3月29 日の警視庁捜査二課による家宅捜索以降の流れは、この文章を読んで下さっている皆様もおそらくよくご存じのことではないかと思います。その結果、4月3日に岩本理事会によって第三者委員会の設置が決定されました。そして4か月にわたる調査の後、同委員会は8 月2 日に調査報告書を発表しますが、そこでは女子医大法人の抱える問題に対する、数々の、とても厳しい指摘が述べられていました。
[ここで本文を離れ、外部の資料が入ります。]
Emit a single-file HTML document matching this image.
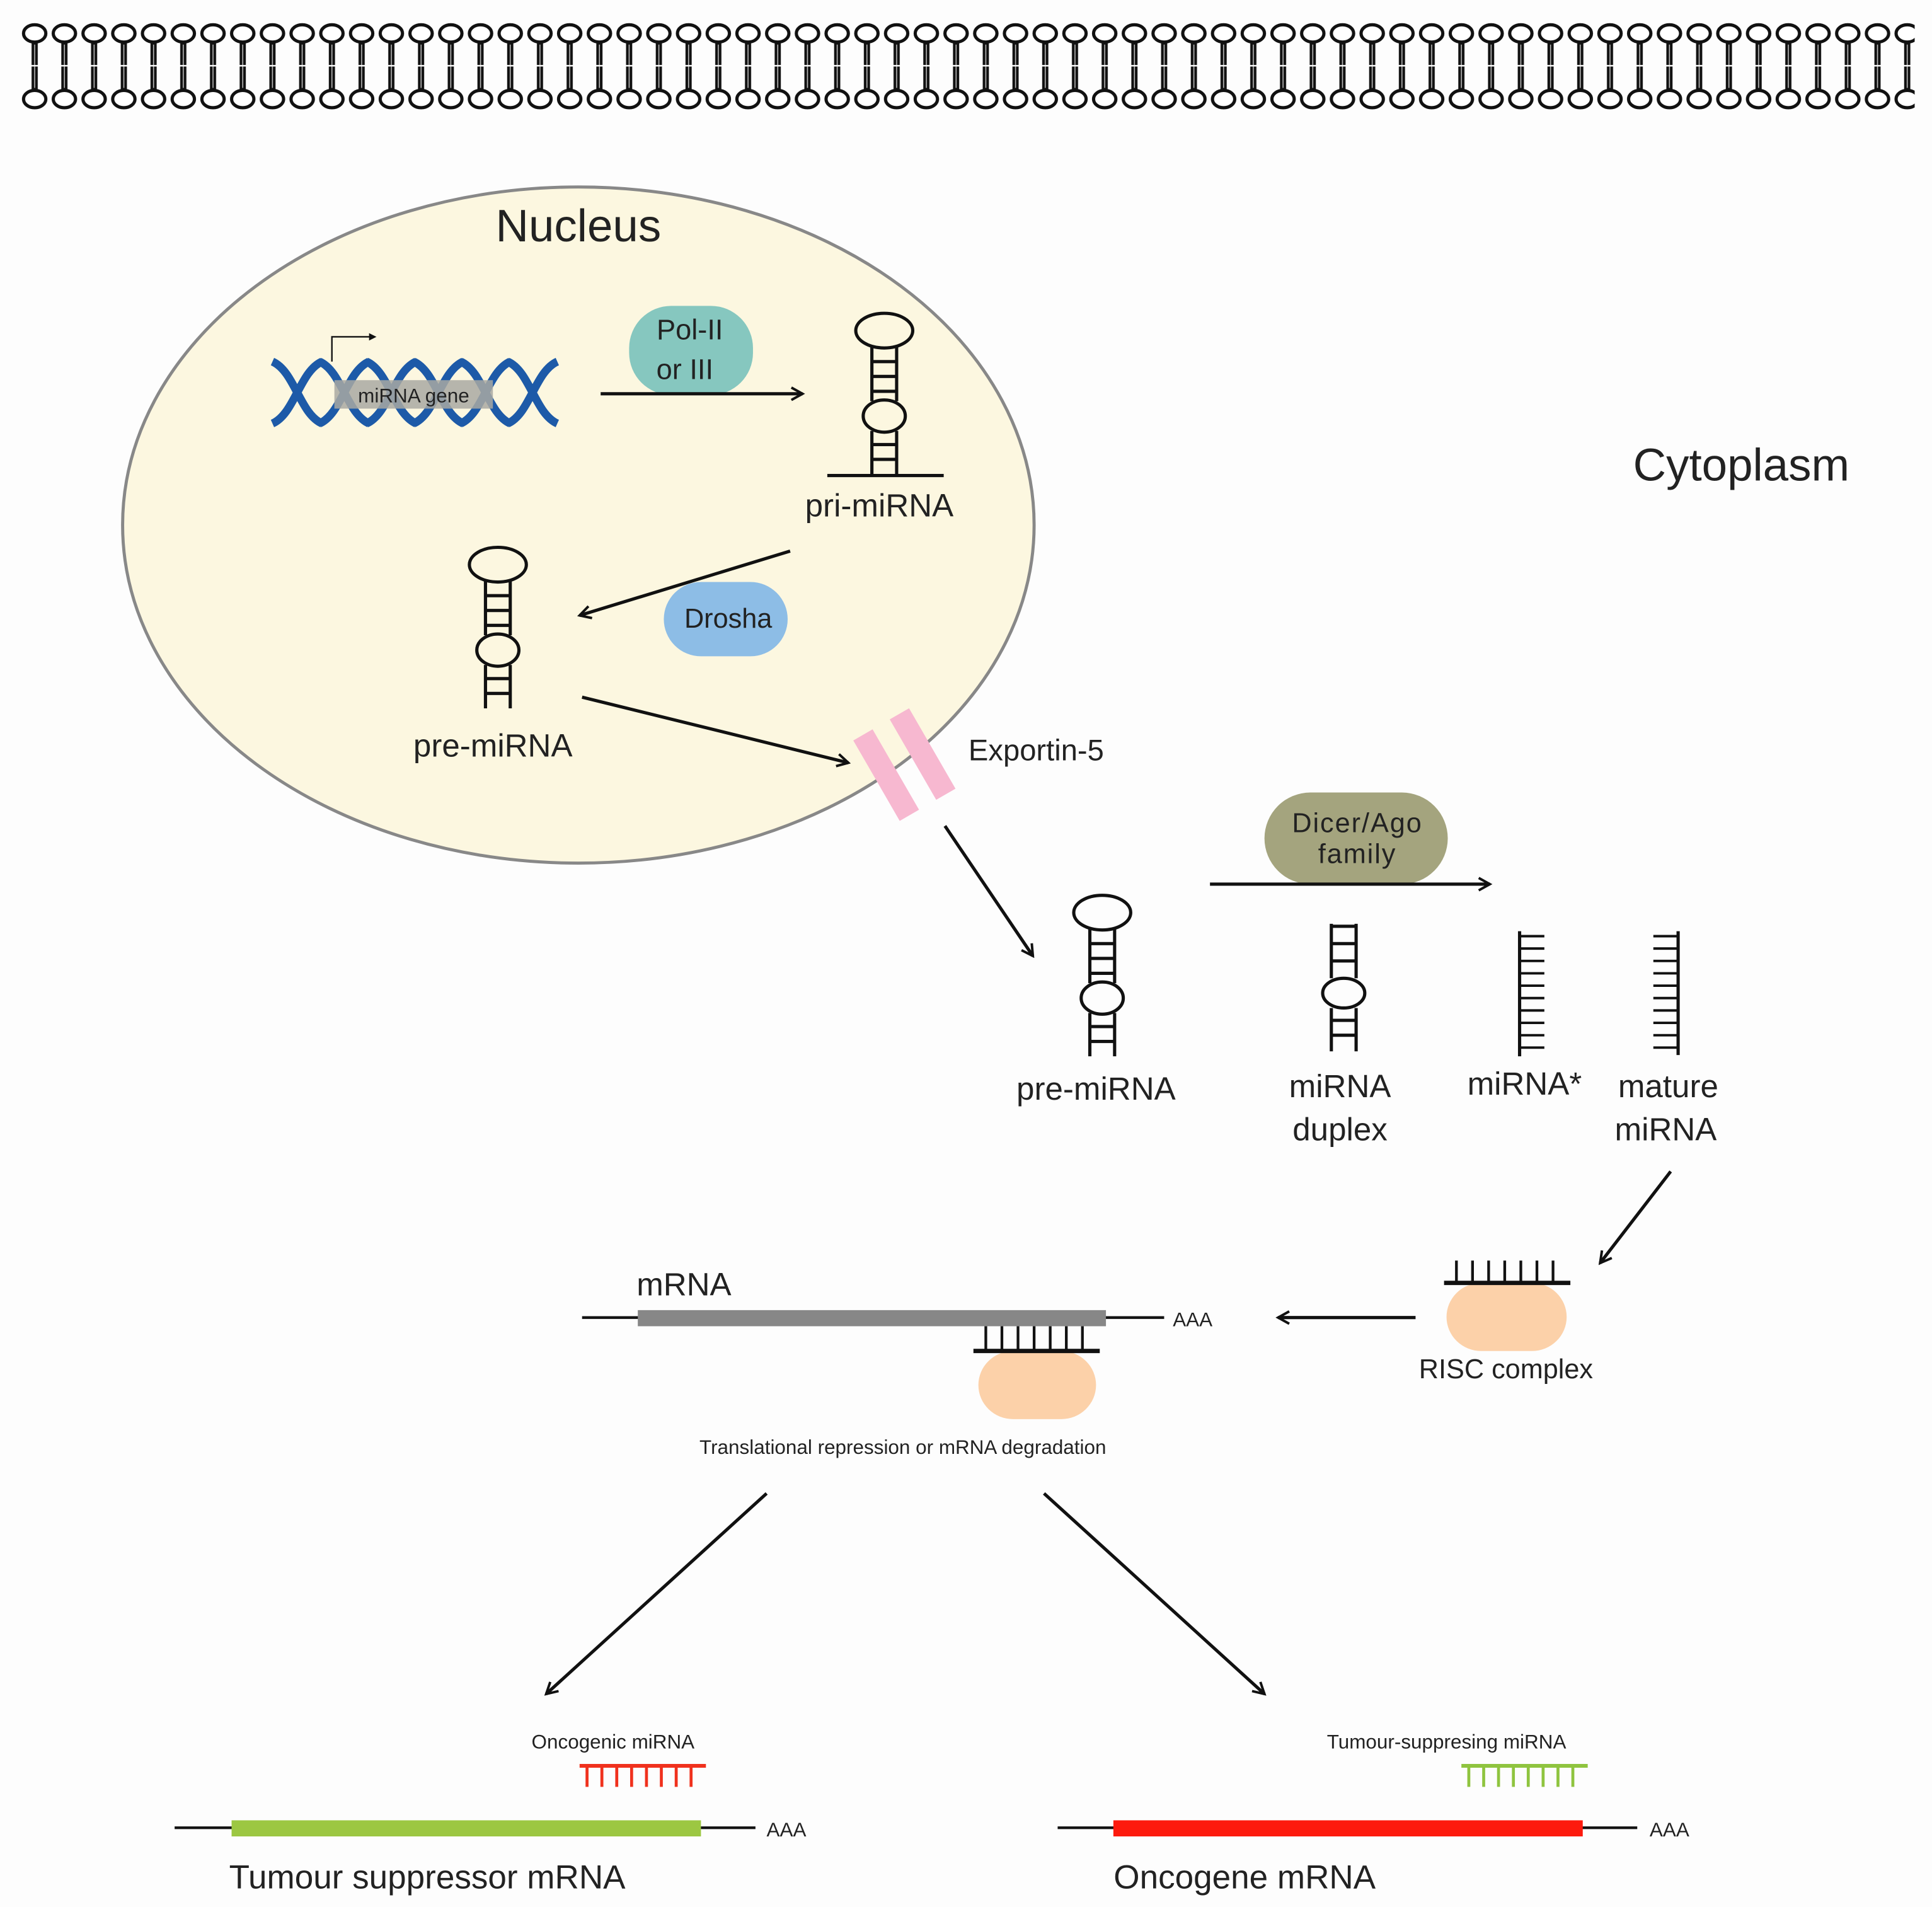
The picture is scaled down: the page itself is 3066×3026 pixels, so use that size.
<!DOCTYPE html>
<html><head><meta charset="utf-8"><style>html,body{margin:0;padding:0;background:#fdfdfd}svg{display:block}text{font-family:"Liberation Sans",sans-serif;fill:#222}</style></head>
<body>
<svg width="3066" height="3026" viewBox="0 0 1560 1540" preserveAspectRatio="none" xmlns="http://www.w3.org/2000/svg">
<defs>
<pattern id="mem" x="16" y="0" width="24" height="100" patternUnits="userSpaceOnUse">
<ellipse cx="12" cy="27" rx="9" ry="7" fill="#fff" stroke="#111" stroke-width="2.6"/>
<ellipse cx="12" cy="80" rx="9" ry="7" fill="#fff" stroke="#111" stroke-width="2.6"/>
<rect x="9.5" y="34" width="5" height="39" fill="#111"/>
<line x1="12" y1="36" x2="12" y2="71" stroke="#bbb" stroke-width="0.8"/>
<rect x="9" y="52.5" width="6" height="1.2" fill="#fff"/>
</pattern>
<marker id="ah" viewBox="0 0 12 12" refX="10" refY="6" markerWidth="12" markerHeight="12" markerUnits="userSpaceOnUse" orient="auto">
<path d="M1,1 L10,6 L1,11" fill="none" stroke="#111" stroke-width="2"/>
</marker>
<g id="sl" fill="none" stroke="#111" stroke-width="2.6">
<ellipse cx="0" cy="0" rx="23" ry="14"/>
<line x1="-10" y1="13" x2="-10" y2="57"/><line x1="10" y1="13" x2="10" y2="57"/>
<line x1="-10" y1="25" x2="10" y2="25"/><line x1="-10" y1="37" x2="10" y2="37"/><line x1="-10" y1="49" x2="10" y2="49"/>
<ellipse cx="0" cy="69" rx="17" ry="13"/>
<line x1="-10" y1="81" x2="-10" y2="116"/><line x1="10" y1="81" x2="10" y2="116"/>
<line x1="-10" y1="92" x2="10" y2="92"/><line x1="-10" y1="104" x2="10" y2="104"/>
</g>
<path id="dx" d="M-20,292 C-2,300 2,334 20,342 M20,292 C2,300 -2,334 -20,342" fill="none" stroke="#1d5aa8" stroke-width="6.5"/>
</defs>
<rect x="0" y="0" width="1560" height="1540" fill="#fdfdfd"/>
<rect x="16" y="15" width="1530" height="80" fill="url(#mem)"/>

<!-- nucleus -->
<ellipse cx="467" cy="424" rx="368" ry="273" fill="#fcf7e0" stroke="#888" stroke-width="2.5"/>
<text x="467" y="195" font-size="37" text-anchor="middle">Nucleus</text>
<text x="1406" y="388" font-size="37" text-anchor="middle">Cytoplasm</text>

<!-- DNA -->
<use href="#dx" x="240"/><use href="#dx" x="278"/><use href="#dx" x="316"/>
<use href="#dx" x="354"/><use href="#dx" x="392"/><use href="#dx" x="430"/>
<rect x="270" y="307" width="128" height="23" fill="#a9a9a2" opacity="0.85"/>
<text x="334" y="325" font-size="16" text-anchor="middle" fill="#333">miRNA gene</text>
<path d="M268,292 V272 H302" fill="none" stroke="#111" stroke-width="1.2"/>
<path d="M298,269 L304,272 L298,275Z" fill="#111"/>

<!-- Pol -->
<rect x="508" y="247" width="100" height="72" rx="34" fill="#86c7bf"/>
<text x="557" y="274" font-size="23" text-anchor="middle">Pol-II</text>
<text x="553" y="306" font-size="23" text-anchor="middle">or III</text>
<line x1="485" y1="318" x2="648" y2="318" stroke="#111" stroke-width="2.6" marker-end="url(#ah)"/>

<use href="#sl" x="714" y="267"/>
<line x1="668" y1="384" x2="762" y2="384" stroke="#111" stroke-width="2.6"/>
<text x="710" y="417" font-size="26" text-anchor="middle">pri-miRNA</text>

<line x1="638" y1="445" x2="468" y2="497" stroke="#111" stroke-width="2.6" marker-end="url(#ah)"/>
<rect x="536" y="470" width="100" height="60" rx="30" fill="#8dbde6"/>
<text x="588" y="507" font-size="22" text-anchor="middle">Drosha</text>

<use href="#sl" x="402" y="456"/>
<text x="398" y="611" font-size="26" text-anchor="middle">pre-miRNA</text>
<line x1="470" y1="563" x2="685" y2="616" stroke="#111" stroke-width="2.6" marker-end="url(#ah)"/>

<!-- exportin -->
<g transform="rotate(-30 730 617)" fill="#f7b8d0">
<rect x="704" y="580" width="18" height="75"/>
<rect x="738" y="580" width="18" height="75"/>
</g>
<text x="782" y="614" font-size="24">Exportin-5</text>
<line x1="763" y1="667" x2="834" y2="772" stroke="#111" stroke-width="2.6" marker-end="url(#ah)"/>

<!-- cytoplasm -->
<use href="#sl" x="890" y="737"/>
<text x="885" y="888" font-size="26" text-anchor="middle">pre-miRNA</text>

<rect x="1021" y="640" width="148" height="74" rx="37" fill="#a4a47e"/>
<text x="1096" y="672" font-size="22" text-anchor="middle" letter-spacing="1">Dicer/Ago</text>
<text x="1096" y="697" font-size="22" text-anchor="middle" letter-spacing="1">family</text>
<line x1="977" y1="714" x2="1203" y2="714" stroke="#111" stroke-width="2.6" marker-end="url(#ah)"/>

<g fill="none" stroke="#111" stroke-width="2.6">
<line x1="1075" y1="746" x2="1075" y2="790"/><line x1="1095" y1="746" x2="1095" y2="790"/>
<line x1="1075" y1="748" x2="1095" y2="748"/><line x1="1075" y1="762" x2="1095" y2="762"/><line x1="1075" y1="776" x2="1095" y2="776"/>
<ellipse cx="1085" cy="802" rx="17" ry="12"/>
<line x1="1075" y1="814" x2="1075" y2="849"/><line x1="1095" y1="814" x2="1095" y2="849"/>
<line x1="1075" y1="824" x2="1095" y2="824"/><line x1="1075" y1="836" x2="1095" y2="836"/>
<line x1="1227" y1="752" x2="1227" y2="853"/>
<path d="M1227,756h20M1227,766h20M1227,776h20M1227,786h20M1227,796h20M1227,806h20M1227,816h20M1227,826h20M1227,836h20M1227,846h20" stroke-width="2"/>
<line x1="1355" y1="752" x2="1355" y2="852"/>
<path d="M1335,756h20M1335,766h20M1335,776h20M1335,786h20M1335,796h20M1335,806h20M1335,816h20M1335,826h20M1335,836h20M1335,846h20" stroke-width="2"/>
</g>
<text x="1082" y="886" font-size="26" text-anchor="middle">miRNA</text>
<text x="1082" y="921" font-size="26" text-anchor="middle">duplex</text>
<text x="1231" y="884" font-size="26" text-anchor="middle">miRNA*</text>
<text x="1347" y="886" font-size="26" text-anchor="middle">mature</text>
<text x="1345" y="921" font-size="26" text-anchor="middle">miRNA</text>
<line x1="1349" y1="946" x2="1292" y2="1020" stroke="#111" stroke-width="2.6" marker-end="url(#ah)"/>

<!-- RISC -->
<rect x="1168" y="1036" width="97" height="55" rx="28" fill="#fcd1a9"/>
<g stroke="#111" stroke-width="2.2"><line x1="1166" y1="1036" x2="1268" y2="1036" stroke-width="3.5"/>
<path d="M1176,1018v18M1189,1018v18M1202,1018v18M1215,1018v18M1228,1018v18M1241,1018v18M1254,1018v18"/></g>
<text x="1216" y="1113" font-size="22" text-anchor="middle">RISC complex</text>
<line x1="1143" y1="1064" x2="1032" y2="1064" stroke="#111" stroke-width="2.6" marker-end="url(#ah)"/>

<!-- mRNA -->
<line x1="470" y1="1064" x2="940" y2="1064" stroke="#111" stroke-width="2.2"/>
<rect x="515" y="1058" width="378" height="13" fill="#878787"/>
<text x="514" y="1046" font-size="26">mRNA</text>
<text x="947" y="1071" font-size="16">AAA</text>
<rect x="790" y="1091" width="95" height="55" rx="28" fill="#fcd1a9"/>
<g stroke="#111" stroke-width="2.2"><line x1="786" y1="1091" x2="888" y2="1091" stroke-width="3.5"/>
<path d="M796,1071v20M809,1071v20M822,1071v20M835,1071v20M848,1071v20M861,1071v20M874,1071v20"/></g>
<text x="729" y="1174" font-size="16" text-anchor="middle">Translational repression or mRNA degradation</text>

<line x1="619" y1="1206" x2="441" y2="1368" stroke="#111" stroke-width="2.6" marker-end="url(#ah)"/>
<line x1="843" y1="1206" x2="1021" y2="1368" stroke="#111" stroke-width="2.6" marker-end="url(#ah)"/>

<!-- bottom left -->
<text x="495" y="1412" font-size="16" text-anchor="middle">Oncogenic miRNA</text>
<g stroke="#f0311d" stroke-width="2.4"><line x1="468" y1="1426" x2="570" y2="1426" stroke-width="3"/>
<path d="M474,1426v17M486,1426v17M498,1426v17M510,1426v17M522,1426v17M534,1426v17M546,1426v17M558,1426v17"/></g>
<line x1="141" y1="1476" x2="610" y2="1476" stroke="#111" stroke-width="2.2"/>
<rect x="187" y="1470" width="379" height="13" fill="#9cc742"/>
<text x="619" y="1483" font-size="16">AAA</text>
<text x="345" y="1525" font-size="27" text-anchor="middle">Tumour suppressor mRNA</text>

<!-- bottom right -->
<text x="1168" y="1412" font-size="16" text-anchor="middle">Tumour-suppresing miRNA</text>
<g stroke="#8fc43f" stroke-width="2.4"><line x1="1180" y1="1426" x2="1282" y2="1426" stroke-width="3"/>
<path d="M1186,1426v17M1198,1426v17M1210,1426v17M1222,1426v17M1234,1426v17M1246,1426v17M1258,1426v17M1270,1426v17"/></g>
<line x1="854" y1="1476" x2="1322" y2="1476" stroke="#111" stroke-width="2.2"/>
<rect x="899" y="1470" width="379" height="13" fill="#fd1a0e"/>
<text x="1332" y="1483" font-size="16">AAA</text>
<text x="1005" y="1525" font-size="27" text-anchor="middle">Oncogene mRNA</text>
</svg>
</body></html>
この報告書を受け、8 月7日に岩本絹子氏は理事会で理事長を解任され、8月16日に女子医大のガバナンスの抜本的な見直しに向けて、新生東京女子医科大学のための諮問委員会が設置されました。
2か月間の移行期を経て、10月23日、岩本氏体制での理事会、評議員会全員が辞任し、同日、山中寿学長他新役員が就任されました。そして12月6日、清水治新理事長が選任され、3病院の院長も決定して新体制の本格的スタートとなりました。

 

りぼんの会の活動 2023年9月―現在まで

りぼんの会Xでは、2023年9月10日の第1報をリリースして以来、2024年12月15日までにメンバー全員で知恵を絞って228件の記事をリリースしてきました。大学や卒業生の紹介、女子医大の中で活躍する現役医師の紹介、私立学校法に関する記事などその内容は多岐にわたります。記事の内容は顧問弁護士にすべてリーガルチェックしていただきました。

 2024年3月29日、大学や岩本氏自宅等へ家宅捜索が入ったのは上述した通りです。家宅捜索の規模を考えると、2022年9月告発2023年3月受理の私たちによる刑事告発もまたそのベースにあることは想像に難くありませんでした。この時はりぼんの会メンバーは大学教育棟の前に赴き、実況中継に近い形で卒業生に現場を伝えました。

 りぼんの会の活動はXやNoteでの情報発信だけではありません。ここで詳細にまで触れる事は出来ませんが、文部科学省訪問、第三者委員会・諮問委員会への発言や提言等も積極的に行いました。

 振り返れば足掛け4年にも及ぶ、手弁当の、厳しい、痛みを伴う複雑な戦いで、正直なところまだまだ書ききれないエピソードが山のようにあります。ただ、今の時点で皆様に知っていただきたいことは、この事件は岩本絹子氏というひとりの卒業生によって引き起こされたものであったけれども、問題解決に向けてひたすら邁進した卒業生たちもまた確かに存在していたということ、私たち「りぼんの会」が母校女子医大の復活のために、誠心誠意、そして渾身取り組んできたことです。

 ここまで私たちの活動に賛同し協力して下さった方々には本当に感謝しています。身を粉にして女子医大の復活に取り組んで下さった職員・元職員の方々、そしていま起きている事態をまっすぐに伝えて下さった報道の方々に改めて御礼申し上げます。皆様の励ましや協力があって、最悪の中にも考えうる最善に近い結果に至ったのが今の大学の姿ではないかと思います。ここに至る道に貢献出来たことを私たちは心から誇りに思っています。そしてこれからも母校の発展に協力していく所存です。